Non, pas du tout, c'est une marque de confiance.
D'ailleurs, avec le PEQ, j'avais proposé une deuxième mouture, qui a été approuvée par le Conseil des ministres peu après. Ma successeure, la ministre Girault, a mis en oeuvre ce que j'avais proposé comme deuxième mouture.
Vous savez, lorsqu'on est en politique, il faut faire des changements qui sont nécessaires pour améliorer la situation, notamment la politique migratoire du Québec... Le Québec n'avait aucun moyen de s'assurer de l'intégration adéquate des personnes immigrantes, et notamment par le PEQ… Si on veut s'assurer de répondre aux besoins du marché du travail, c'est important de bien sélectionner les candidats à l'immigration en fonction des besoins. C'était le sens de la réforme. Et avec ce qu'on a proposé, ce qui a été complété par la ministre Girault, je pense qu'on atteint l'objectif.

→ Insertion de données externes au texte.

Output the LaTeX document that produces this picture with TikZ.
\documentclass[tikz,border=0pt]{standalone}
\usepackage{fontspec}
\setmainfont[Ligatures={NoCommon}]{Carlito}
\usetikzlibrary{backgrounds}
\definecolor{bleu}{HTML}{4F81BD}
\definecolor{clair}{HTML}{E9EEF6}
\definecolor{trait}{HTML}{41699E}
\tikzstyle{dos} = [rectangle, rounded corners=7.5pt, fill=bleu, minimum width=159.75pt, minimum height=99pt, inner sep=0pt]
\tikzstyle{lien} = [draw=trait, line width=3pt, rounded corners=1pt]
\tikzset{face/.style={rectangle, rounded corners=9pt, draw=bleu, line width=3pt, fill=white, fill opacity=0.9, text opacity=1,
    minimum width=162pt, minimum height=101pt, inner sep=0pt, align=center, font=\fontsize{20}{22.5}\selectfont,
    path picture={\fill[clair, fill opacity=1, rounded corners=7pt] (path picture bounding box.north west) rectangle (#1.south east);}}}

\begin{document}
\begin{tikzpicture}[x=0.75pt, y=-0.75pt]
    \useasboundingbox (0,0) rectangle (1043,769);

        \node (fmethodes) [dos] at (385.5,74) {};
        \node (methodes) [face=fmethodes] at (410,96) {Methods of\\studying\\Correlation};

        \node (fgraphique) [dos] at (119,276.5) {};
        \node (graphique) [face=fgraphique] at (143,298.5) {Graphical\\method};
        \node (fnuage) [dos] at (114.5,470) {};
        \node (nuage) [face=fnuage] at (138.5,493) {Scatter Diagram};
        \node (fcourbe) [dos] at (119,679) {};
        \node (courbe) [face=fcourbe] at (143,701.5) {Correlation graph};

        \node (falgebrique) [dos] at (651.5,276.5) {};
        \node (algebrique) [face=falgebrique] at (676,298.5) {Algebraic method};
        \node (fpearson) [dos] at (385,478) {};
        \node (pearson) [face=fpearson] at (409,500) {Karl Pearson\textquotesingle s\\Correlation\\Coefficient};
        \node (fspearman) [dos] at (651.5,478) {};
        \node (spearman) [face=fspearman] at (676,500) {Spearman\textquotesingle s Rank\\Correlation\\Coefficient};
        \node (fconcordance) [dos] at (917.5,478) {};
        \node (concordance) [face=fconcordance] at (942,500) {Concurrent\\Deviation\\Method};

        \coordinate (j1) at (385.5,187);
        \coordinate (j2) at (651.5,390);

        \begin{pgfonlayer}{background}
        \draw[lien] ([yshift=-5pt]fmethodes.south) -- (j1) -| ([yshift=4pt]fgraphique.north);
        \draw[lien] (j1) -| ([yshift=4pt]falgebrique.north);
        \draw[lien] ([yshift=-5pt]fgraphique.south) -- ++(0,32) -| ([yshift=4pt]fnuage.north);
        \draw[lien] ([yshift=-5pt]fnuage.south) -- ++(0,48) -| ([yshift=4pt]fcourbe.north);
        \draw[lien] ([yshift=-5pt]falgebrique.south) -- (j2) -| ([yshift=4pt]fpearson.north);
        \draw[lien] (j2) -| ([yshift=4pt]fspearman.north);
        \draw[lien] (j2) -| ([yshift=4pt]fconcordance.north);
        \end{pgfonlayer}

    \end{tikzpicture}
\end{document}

Quand vous avez fait vos études en droit, est-ce que c'était déjà dans le but de vous lancer en politique?
Je voulais être avocat, c'est ce que j’ai fait... Je pense que le droit est très utile pour réaliser certains mandats, mais surtout, je crois que la politique aussi, c'est connexe au droit.
Lorsqu'on est à la Faculté de droit ou à l'École du Barreau, c'est très près de ce qu'on fait comme travail de parlementaire, ou de législateur – exemple : quand on adopte des lois. C'est très utile, aussi, d'être avocat, lorsqu'on est au gouvernement.
J'ai décidé de m'impliquer en politique parce que ce qui était proposé par les partis ne me convenait pas. Surtout, ce qui a fait en sorte que j'ai décidé d'adhérer à la CAQ dès le départ, avant même la fondation, c'est le fait que j'étais outré par ce que je voyais à la Commission Charbonneau, par la corruption, mais aussi sur la question nationale : les Québécois sont souvent séparés entre fédéralisme et souverainisme.
Je pense que ça prenait une troisième voie pour rassembler les gens sur les véritables priorités, et arrêter de se diviser en fonction de notre opinion sur la question nationale, pour plutôt se concentrer sur les sujets qui sont prioritaires pour les Québécois.
Vous avez pratiqué pendant combien d'années, avant de vous lancer en politique?
Entre 2010 et 2014, donc quatre ans. J'ai travaillé pour le contentieux de la Ville de Montréal, notamment. Je me suis présenté à l'élection de 2012, que j'ai perdue dans Marie-Victorin, et j'ai été élu en avril 2014 (NDLR : dans la circonscription de Borduas).
Mais le fait de choisir de travailler à la Ville de Montréal, notamment, c’est parce que je valorise beaucoup le service public – et la politique, c'est ça aussi – pour faire en sorte d'améliorer la situation des Québécois et des Québécoises. Lorsqu'on veut des changements, moi, j'ai toujours cru qu'on devait s'impliquer, et c'est pour ça que j'ai choisi la politique.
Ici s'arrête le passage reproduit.